The Purge S02E06 Review: Happy Holidays – Hello Bobby Sheridan!

There may come a time when I won’t say something like, “I liked this episode because it [showed me a dimension of the Purge I’ve been wondering about],” but that is not this time. Because this time, we finally got to meet Bobby Sheridan (Dermot Mulroney).

Now, if you’ve somehow missed it, Bobby Sheridan is basically the voice of the Purge. Not the actual voice–the nice lady who tells us all the rules as the sirens count down–but more like the propagandist of the whole thing. (Yes, it’s wild that I’m not actually the propagandist of the Purge, considering how much water I’ve carried for the franchise.) Anyway, we don’t actually spend that much time with Sheridan, but it was right neat to get to see him finally, after hearing his voice for so long. (Viewers from last season might remember that Joe was a huge fan of the Sheridan doctrine.)

As for the episode itself, I had to double-check that I had the right episode because despite the title, things aren’t exactly holly-jolly. Even if, despite what the title may lead you to believe, this is Thanksgiving. We know that because we’re now 117 (?) days out from the next Purge. [If I got the number slightly off, please be gentle. It was bad enough having to do the math.] So, it’s Thanksgiving, as at least Kelen and Ben’s storyline acknowledges. Since they’re on school break, they go spend the holiday at Ben’s family home.

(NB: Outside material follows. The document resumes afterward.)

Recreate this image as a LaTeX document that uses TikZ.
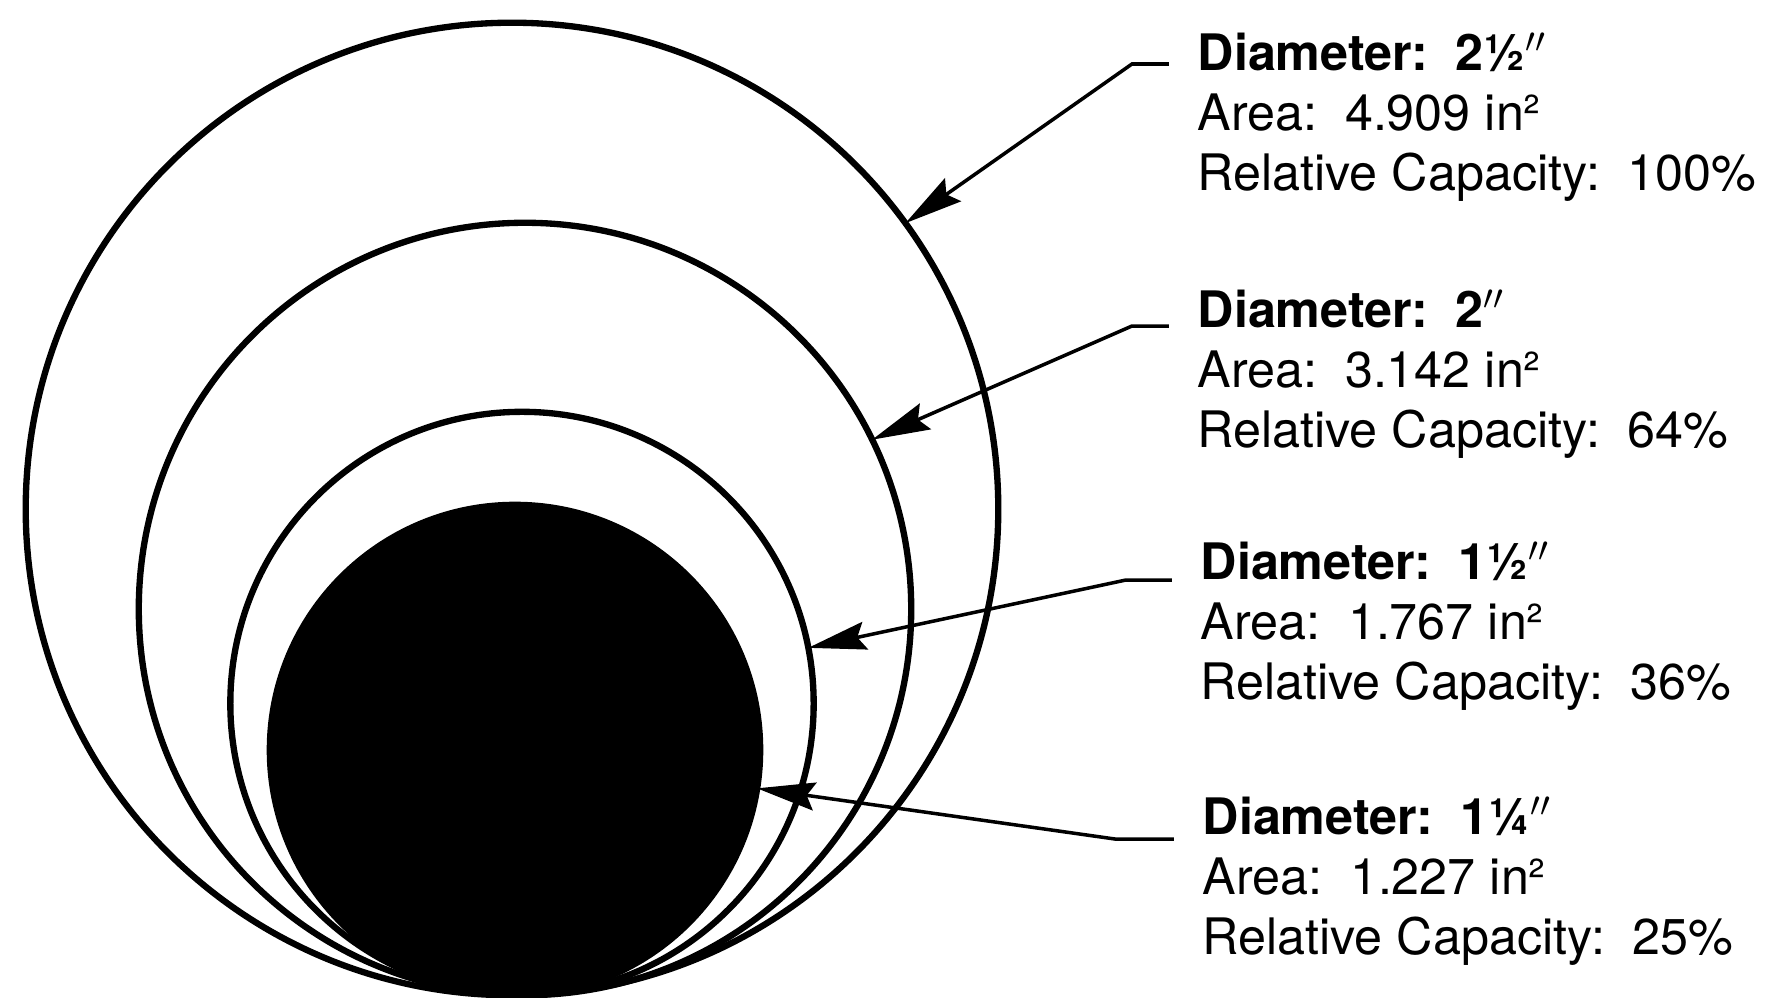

Things at home are almost as tense as they are at Cooke, their school. There, the police obviously haven’t figured out who killed Andy, because Ben isn’t in custody. They also don’t know who killed that one girl–so Ben did kill her. They do have footage of him walking after her, though, wearing the “GOD” mask. But at Ben’s mom’s, there’s also Ben’s brother, who’s a real jerk. The show does a good job of setting up the tension here, where you think Ben is going to go after him. It appears to be a fake-out, because Ben is really sneaking out to burn some bloody evidence, but it turns out to be a double-fake. While Ben is gone, Kelen snoops through his suitcase and finds the GOD mask. And now she knows exactly what’s been going on with her boyfriend. Good luck with that, I guess. (That’s all we get to see this week.)

Meanwhile, having realized they’re on to her last week, Esme spends a good portion of this week on the run. As they did with the Ben scene, there’s a lot of good tension here, too. Esme has to draw on her knowledge of NFFA surveillance to dart in and out of dead zones, looking for safety. And of course, she finds it right where I expected: with Ryan.

I expected it because I believed (as I said in an earlier episode) that she would end up becoming part of the heist. God knows that everybody else is at this point. The bad police lady* (Christine Dunford), who saved Ryan and the crew last week, is now insisting that her corrupt crew will do the plane security. That way, everything will go smoothly. Yeah, right. Anyway, that also means that they’ll now be splitting the take 8 ways. Boy, I sure hope it’s worth it.

The scenes at Ryan’s place are the chillest part of the episode, which tells you a lot. It’s certainly no less pulse-pounding at the Moores’, where Marcus has invited over Michelle’s side piece, Sam Tucker (Jay Ali), and his wife, April (Rachel G. Whittle). Marcus makes it very serious very fast, duct-taping April’s mouth and threatening Sam with violence unless he admits he paid for that hit.

Sam plays dumb for a long time, but when Marcus holds him over the oven range, Sam breaks. He agrees to drop his bounty, but when he hands the phone back, the bounty is just $10K lower. Because Sam wasn’t the only one. And when Marcus and Michelle go outside, neighbors on all sides–even driving by–are giving them dirty looks. Damn, Marcus–what did you do?

9/10 – This episode was an excellent example of how to make things exciting even if not much actually happens. And an excellent example of how to make me run out of synonyms for tense. 

*She’s officially credited as “Police Captain,” but that feels too unwieldy to say.